By Burton Frierson
NEW YORK (Reuters) - Consumers' confidence plunged to a five-year low this month on worries over rising inflation and fewer jobs, with a record drop in home values in January providing additional cause for their woes, reports showed on Tuesday.
Prices of existing single-family homes slumped about 11 percent in January from the same month in 2007, according to two closely watched Standard & Poor's/Case-Shiller gauges.
A report by the Conference Board showed consumer expectations for the future were at a 34-year low in March and anxieties over job prospects and inflation at their highest since the aftermath of Hurricane Katrina in late 2005.
The Board said its index of consumer sentiment fell in March to 64.5 -- the lowest since March 2003 -- from an upwardly revised 76.4 in February.
"These are dramatic declines with all the bad news hitting consumers," said Nigel Gault, chief U.S. economist at research consultancy Global Insight in Waltham, Massachusetts. "It's hard to say anything positive for the consumers."
On Wall Street, stocks fell after the reports but were mixed by midday, while the dollar weakened broadly. U.S. government bonds, which usually benefit from signs of economic weakness, posted solid gains.
The median forecast of economists polled by Reuters was for a consumer confidence reading of 73.5 in March. February's index was originally reported at 75.0.
The Conference Board, a private business and research organization, said its expectations index fell to 47.9 -- the lowest since January 1974 -- from an upwardly revised 58.0 in February.
In another troubling sign, the measure of "jobs hard to get" rose to 25.1 in March -- the highest since October 2005 -- from a slightly downwardly revised 23.4 in February.
The measure of "jobs plentiful" fell to 18.8 in March -- the lowest since November 2004 -- from an upwardly revised 21.5 in February.

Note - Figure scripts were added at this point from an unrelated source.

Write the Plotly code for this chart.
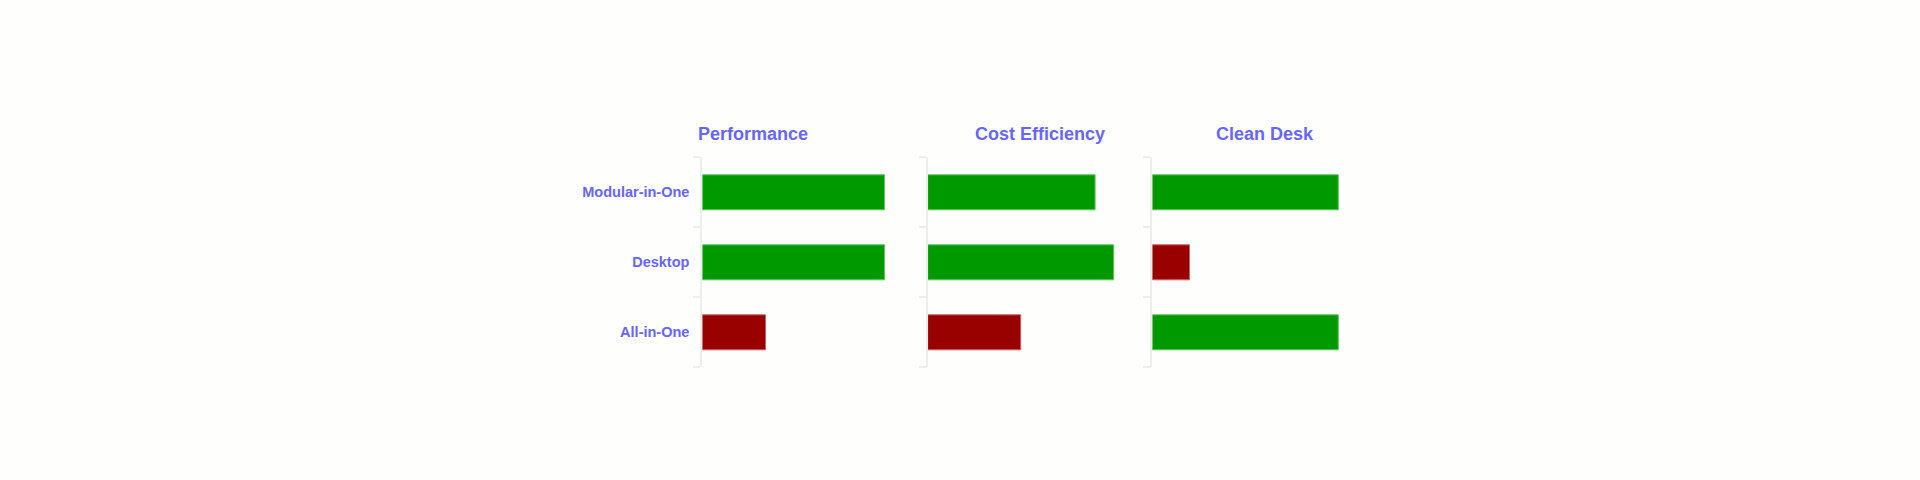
import plotly.graph_objects as go

categories = ["Modular-in-One", "Desktop", "All-in-One"]
panel_titles = ["Performance", "Cost Efficiency", "Clean Desk"]
performance = [9.8, 9.8, 3.4]
cost_efficiency = [9.0, 10.0, 5.0]
clean_desk = [10.0, 2.0, 10.0]
good_flags = {
    "Performance": [True, True, False],
    "Cost Efficiency": [True, True, False],
    "Clean Desk": [True, False, True],
}
series = [performance, cost_efficiency, clean_desk]

W, H = 1920, 480
GREEN, RED = "#009900", "#990000"
GREEN_EDGE, RED_EDGE = "#66c266", "#c26666"
TITLE_COLOR = "#6666ff"
FONT = "Liberation Sans, Arial, sans-serif"

left_px = [702.3, 927.7, 1152.3]
panel_w = 195.3
title_left_px = [695.5, 972.5, 1214.0]
y_top, y_bot = 157.3, 367.3

fig = go.Figure()
for i, (name, vals) in enumerate(zip(panel_titles, series)):
    flags = good_flags[name]
    xa = "x" if i == 0 else f"x{i+1}"
    ya = "y" if i == 0 else f"y{i+1}"
    fig.add_trace(go.Bar(
        x=vals, y=categories, orientation="h",
        xaxis=xa, yaxis=ya,
        marker=dict(color=[GREEN if f else RED for f in flags],
                    line=dict(color=[GREEN_EDGE if f else RED_EDGE for f in flags], width=1)),
        showlegend=False, hoverinfo="x+y",
    ))
    xkey = "xaxis" if i == 0 else f"xaxis{i+1}"
    ykey = "yaxis" if i == 0 else f"yaxis{i+1}"
    fig.layout[xkey] = dict(
        domain=[left_px[i] / W, (left_px[i] + panel_w) / W],
        range=[0, 10.5], visible=False, fixedrange=True,
        anchor=ya,
    )
    fig.layout[ykey] = dict(
        domain=[1 - y_bot / H, 1 - y_top / H],
        anchor=xa,
        categoryorder="array", categoryarray=categories[::-1],
        range=[-0.5, 2.5],
        showline=True, linecolor="#eeeeee", linewidth=2,
        ticks="outside", tickson="boundaries", ticklen=7, tickcolor="#eeeeee", tickwidth=2,
        ticklabelstandoff=8,
        showgrid=False, zeroline=False,
        showticklabels=(i == 0),
        tickfont=dict(family=FONT, size=14.5, color=TITLE_COLOR, weight="bold"),
        fixedrange=True,
    )
    fig.add_annotation(
        text=f"<b>{name}</b>", xref="paper", yref="paper",
        x=title_left_px[i] / W, y=1 - 134 / H,
        xanchor="left", yanchor="middle", showarrow=False,
        font=dict(family=FONT, size=18, color=TITLE_COLOR),
    )

fig.update_layout(
    width=W, height=H,
    margin=dict(l=0, r=0, t=0, b=0),
    paper_bgcolor="#fefefd", plot_bgcolor="#fefefd",
    bargap=0.5,
)
fig.write_html(
    "out.html",
    config={"displayModeBar": False},
    post_script="document.body.style.margin='0';document.body.style.background='#fefefd';",
)
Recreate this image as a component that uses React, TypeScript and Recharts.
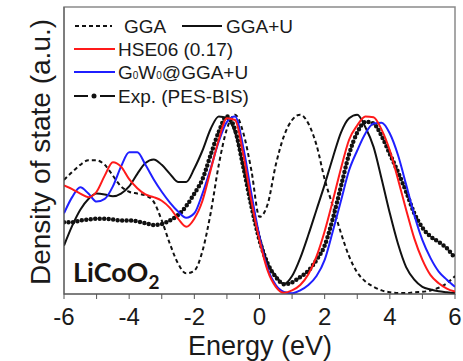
import React from 'react';
import { LineChart, Line, XAxis, YAxis, ReferenceArea } from 'recharts';

const energy = [
  -6, -5.75, -5.5, -5.25, -5, -4.75, -4.5, -4.25, -4, -3.75, -3.5, -3.25, -3, -2.75, -2.5, -2.25,
  -2, -1.75, -1.5, -1.25, -1, -0.75, -0.5, -0.25, 0, 0.25, 0.5, 0.75, 1, 1.25, 1.5, 1.75,
  2, 2.25, 2.5, 2.75, 3, 3.25, 3.5, 3.75, 4, 4.25, 4.5, 4.75, 5, 5.25, 5.5, 5.75, 6,
];

const gga = [
  0.636, 0.68, 0.72, 0.745, 0.745, 0.72, 0.66, 0.6, 0.57, 0.56, 0.55, 0.515, 0.41, 0.28, 0.17, 0.115,
  0.13, 0.24, 0.45, 0.72, 0.92, 1.0, 0.9, 0.69, 0.43, 0.5, 0.72, 0.88, 0.97, 1.0, 0.95, 0.83,
  0.64, 0.49, 0.34, 0.21, 0.12, 0.07, 0.04, 0.02, 0.01, 0.005, 0.005, 0.01, 0.012, 0.02, 0.035, 0.06, 0.1,
];

const ggaU = [
  0.27, 0.38, 0.47, 0.53, 0.56, 0.555, 0.545, 0.56, 0.6, 0.67, 0.73, 0.75, 0.72, 0.67, 0.625, 0.625,
  0.7, 0.8, 0.92, 0.99, 0.98, 0.9, 0.71, 0.51, 0.32, 0.17, 0.1, 0.056, 0.1, 0.2, 0.33, 0.47,
  0.61, 0.76, 0.9, 0.98, 1.0, 0.93, 0.82, 0.64, 0.45, 0.28, 0.15, 0.08, 0.04, 0.025, 0.015, 0.01, 0.005,
];

const hse = [
  0.605, 0.585, 0.56, 0.54, 0.57, 0.66, 0.735, 0.71, 0.64, 0.59, 0.555, 0.54, 0.52, 0.48, 0.42, 0.375,
  0.42, 0.52, 0.69, 0.86, 0.98, 0.97, 0.78, 0.52, 0.3, 0.13, 0.04, 0.007, 0.02, 0.05, 0.11, 0.21,
  0.35, 0.52, 0.7, 0.86, 0.94, 0.99, 0.985, 0.915, 0.8, 0.64, 0.47, 0.31, 0.19, 0.105, 0.06, 0.03, 0.013,
];

const g0w0 = [
  0.45, 0.54, 0.595, 0.56, 0.515, 0.53, 0.6, 0.71, 0.79, 0.79, 0.72, 0.64, 0.57, 0.51, 0.46, 0.425,
  0.45, 0.56, 0.7, 0.85, 0.96, 0.99, 0.82, 0.56, 0.32, 0.14, 0.05, 0.012, 0.004, 0.02, 0.05, 0.1,
  0.19, 0.35, 0.52, 0.69, 0.8, 0.895, 0.95, 0.955, 0.895, 0.775, 0.61, 0.44, 0.3, 0.2, 0.125, 0.08, 0.04,
];

const expPes = [
  0.4, 0.4, 0.41, 0.415, 0.42, 0.42, 0.415, 0.41, 0.41, 0.405, 0.395, 0.385, 0.39, 0.41, 0.44, 0.49,
  0.56, 0.64, 0.775, 0.905, 0.99, 0.915, 0.71, 0.49, 0.3, 0.17, 0.095, 0.055, 0.065, 0.095, 0.13, 0.19,
  0.27, 0.42, 0.6, 0.78, 0.9, 0.96, 0.95, 0.88, 0.78, 0.68, 0.57, 0.45, 0.37, 0.32, 0.29, 0.255, 0.2,
];

const xTicks = [-6, -5, -4, -3, -2, -1, 0, 1, 2, 3, 4, 5, 6];
const labeledTicks = [-6, -4, -2, 0, 2, 4, 6];

const rows = energy.map((e, i) => ({
  e,
  gga: gga[i],
  ggaU: ggaU[i],
  hse: hse[i],
  g0w0: g0w0[i],
  exp: expPes[i],
}));

const SANS = '"Liberation Sans", Arial, sans-serif';

export default function App() {
  return (
    <div style={{ position: 'absolute', left: 0, top: 0, width: 463, height: 361, background: '#fff' }}>
      <LineChart width={463} height={361} data={rows} margin={{ top: 7, right: 8, bottom: 0, left: 0 }}>
        <ReferenceArea x1={-6} x2={6} y1={0} y2={1.6} fill="none" stroke="#8a8a8a" strokeWidth={1.5} ifOverflow="visible" />
        <XAxis
          dataKey="e"
          type="number"
          domain={[-6, 6]}
          ticks={xTicks}
          interval={0}
          allowDataOverflow
          tickFormatter={(v: number) => (labeledTicks.includes(v) ? String(v) : '')}
          tickSize={5}
          tickMargin={9}
          height={67}
          stroke="#555"
          tick={{ fontSize: 24, fill: '#1a1a1a', fontFamily: SANS }}
        />
        <YAxis type="number" domain={[0, 1.6]} allowDataOverflow tick={false} tickLine={false} width={64} stroke="#555" />
        <Line type="monotone" dataKey="exp" stroke="#111" strokeWidth={4.5} strokeDasharray="0 4.5" strokeLinecap="round" dot={false} isAnimationActive={false} />
        <Line type="monotone" dataKey="gga" stroke="#111" strokeWidth={2} strokeDasharray="4 3" dot={false} isAnimationActive={false} />
        <Line type="monotone" dataKey="ggaU" stroke="#111" strokeWidth={2} dot={false} isAnimationActive={false} />
        <Line type="monotone" dataKey="g0w0" stroke="#1f1fff" strokeWidth={2} dot={false} isAnimationActive={false} />
        <Line type="monotone" dataKey="hse" stroke="#ff1a1a" strokeWidth={2} dot={false} isAnimationActive={false} />
      </LineChart>
      <svg width={463} height={361} style={{ position: 'absolute', left: 0, top: 0, pointerEvents: 'none' }}>
        <g fontFamily={SANS} fontSize={19} fill="#1a1a1a">
          <line x1={75} x2={112} y1={26} y2={26} stroke="#111" strokeWidth={2} strokeDasharray="4 3" />
          <text x={124} y={26} dominantBaseline="central">GGA</text>
          <line x1={182} x2={222} y1={26} y2={26} stroke="#111" strokeWidth={2} />
          <text x={226} y={26} dominantBaseline="central">GGA+U</text>
          <line x1={74} x2={115} y1={49} y2={49} stroke="#ff1a1a" strokeWidth={2} />
          <text x={118} y={49} dominantBaseline="central">HSE06 (0.17)</text>
          <line x1={74} x2={115} y1={72} y2={72} stroke="#1f1fff" strokeWidth={2} />
          <text x={118} y={72} dominantBaseline="central">
            G<tspan fontSize={10} dy={3}>0</tspan>
            <tspan dy={-3}>W</tspan>
            <tspan fontSize={10} dy={3}>0</tspan>
            <tspan dy={-3}>@GGA+U</tspan>
          </text>
          <line x1={74} x2={88} y1={96} y2={96} stroke="#111" strokeWidth={2} />
          <circle cx={94} cy={96} r={2.5} fill="#111" />
          <line x1={100} x2={115} y1={96} y2={96} stroke="#111" strokeWidth={2} />
          <text x={118} y={96} dominantBaseline="central">Exp. (PES-BIS)</text>
        </g>
        <text x={73} y={282} fontFamily="Lato, sans-serif" fontWeight={700} fontSize={27} fill="#1a1410">
          LiCoO<tspan fontSize={19} dy={7}>2</tspan>
        </text>
        <text x={260} y={355} textAnchor="middle" fontFamily={SANS} fontSize={27} fill="#1a1a1a">Energy (eV)</text>
        <text transform="translate(50,152) rotate(-90)" x={0} y={0} textAnchor="middle" fontFamily={SANS} fontSize={28} fill="#1a1a1a">
          Density of state (a.u.)
        </text>
      </svg>
    </div>
  );
}
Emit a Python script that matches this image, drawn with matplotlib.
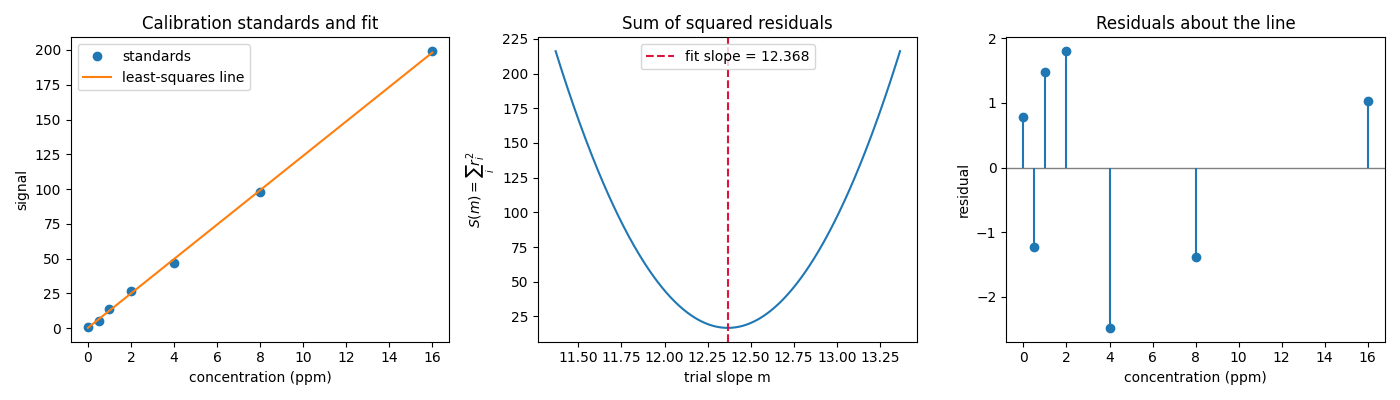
import numpy as np
import matplotlib
matplotlib.use("Agg")
import matplotlib.pyplot as plt

concentration = [0, 0.5, 1, 2, 4, 8, 16]
signal = [0.98, 5.16, 14.05, 26.74, 47.19, 97.76, 199.12]

x = np.array(concentration, dtype=float)
y = np.array(signal, dtype=float)

slope, intercept = np.polyfit(x, y, 1)
fit_y = slope * x + intercept
residuals = y - fit_y

trial = np.linspace(slope - 1, slope + 1, 400)
S = np.array([np.sum((y - (m * x + (y.mean() - m * x.mean()))) ** 2) for m in trial])

fig, axes = plt.subplots(1, 3, figsize=(14, 4), dpi=100)

ax = axes[0]
ax.plot(x, y, "o", color="C0", label="standards")
xx = np.linspace(x.min(), x.max(), 50)
ax.plot(xx, slope * xx + intercept, color="C1", label="least-squares line")
ax.set_title("Calibration standards and fit")
ax.set_xlabel("concentration (ppm)")
ax.set_ylabel("signal")
ax.set_xticks(np.arange(0, 17, 2))
ax.legend(loc="upper left")

ax = axes[1]
ax.plot(trial, S, color="C0")
ax.axvline(slope, color="crimson", linestyle="--", label=f"fit slope = {slope:.3f}")
ax.set_title("Sum of squared residuals")
ax.set_xlabel("trial slope m")
ax.set_ylabel(r"$S(m)=\sum_i r_i^2$")
ax.legend(loc="upper center")

ax = axes[2]
ax.axhline(0, color="gray", linewidth=1)
ax.stem(x, residuals, linefmt="C0-", markerfmt="C0o", basefmt=" ")
ax.set_title("Residuals about the line")
ax.set_xlabel("concentration (ppm)")
ax.set_ylabel("residual")
ax.set_xticks(np.arange(0, 17, 2))

fig.tight_layout()
fig.savefig("out.png")
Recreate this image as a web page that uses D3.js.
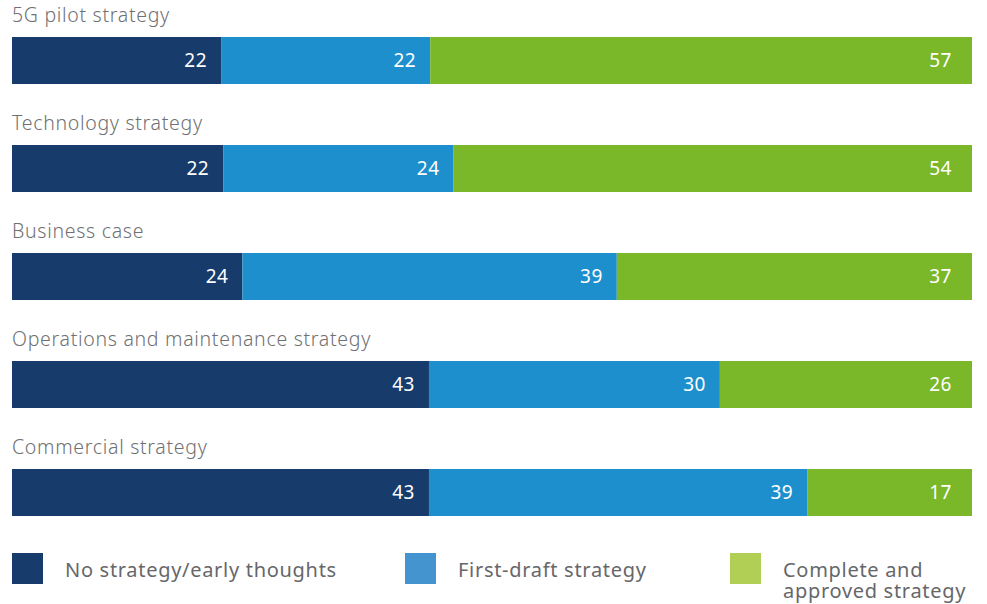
<!DOCTYPE html>
<html><head><meta charset="utf-8">
<script src="https://cdn.jsdelivr.net/npm/d3@7"></script>
<style>body{margin:0;background:#fff}svg{display:block}</style>
</head><body>
<svg id="c" width="987" height="604"></svg>
<script>
const categories = ["5G pilot strategy","Technology strategy","Business case","Operations and maintenance strategy","Commercial strategy"];
const noStrategy = [22,22,24,43,43];
const firstDraft = [22,24,39,30,39];
const complete = [57,54,37,26,17];
const seriesNames = ["No strategy/early thoughts","First-draft strategy","Complete and approved strategy"];
const barColors = ["#173b6b","#1e8fcd","#7ab829"];
const legendColors = ["#173b6b","#4394cf","#b1cf55"];

const svg = d3.select("#c");
const x = d3.scaleLinear().domain([0,1]).range([12,972]);
const y = d3.scaleBand().domain(categories).range([0,540]).paddingInner(0).paddingOuter(0);
const series = [noStrategy, firstDraft, complete];

categories.forEach((cat,i)=>{
  const vals = series.map(s=>s[i]);
  const total = d3.sum(vals);
  const top = y(cat);
  svg.append("text").attr("x",12).attr("y",top+22).text(cat)
    .attr("font-family","'Noto Sans', sans-serif").attr("font-weight",300)
    .attr("font-size",19.5).attr("letter-spacing",0.7).attr("fill","#6f7073");
  let acc = 0;
  vals.forEach((v,j)=>{
    const x0 = x(acc/total), x1 = x((acc+v)/total);
    svg.append("rect").attr("x",x0).attr("y",top+37).attr("width",x1-x0).attr("height",47).attr("fill",barColors[j]);
    svg.append("text").attr("x",x1-(j===2?20:14)).attr("y",top+67).attr("text-anchor","end")
      .attr("font-family","'Noto Sans', sans-serif").attr("font-size",19).attr("letter-spacing",0.5).attr("fill","#fff").text(v);
    acc += v;
  });
});

const legX = [12,405,730];
const legLines = [["No strategy/early thoughts"],["First-draft strategy"],["Complete and","approved strategy"]];
seriesNames.forEach((n,j)=>{
  svg.append("rect").attr("x",legX[j]).attr("y",553).attr("width",31).attr("height",31).attr("fill",legendColors[j]);
  legLines[j].forEach((l,k)=>svg.append("text").attr("x",legX[j]+53).attr("y",577+k*21)
    .attr("font-family","'Noto Sans', sans-serif").attr("font-weight",400)
    .attr("font-size",20).attr("letter-spacing",0.7).attr("fill","#66676a").text(l));
});
</script>
</body></html>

"The labor component of the confidence index, especially, is worth pointing out," said Josh Stiles, senior bond strategist at research consultancy Ideaglobal in New York. "Most Americans are stretched right now and not spending at a normal pace. This is significant."
The Conference Board's 1-year inflation expectation gauge rose to 6.1 percent in March, the highest since October 2005 in the aftermath of Hurricane Katrina, which sent gasoline prices soaring.
In October 2005, the group's inflation barometer was at 6.4 percent after hitting 6.8 percent the previous month.
Reflecting the freeze in the housing sector, the Standard & Poor's/Case-Shiller composite month-over-month home price index of 20 metropolitan areas fell 2.4 percent, to 180.65 from December, bringing the measure down 10.7 percent from a year earlier and 12.5 percent from its July 2006 peak.
S&P said its composite month-over-month index of 10 metropolitan areas fell 2.3 percent to 196.06 for an 11.4 percent year-over-year drop.
It was a record annual fall for both indices.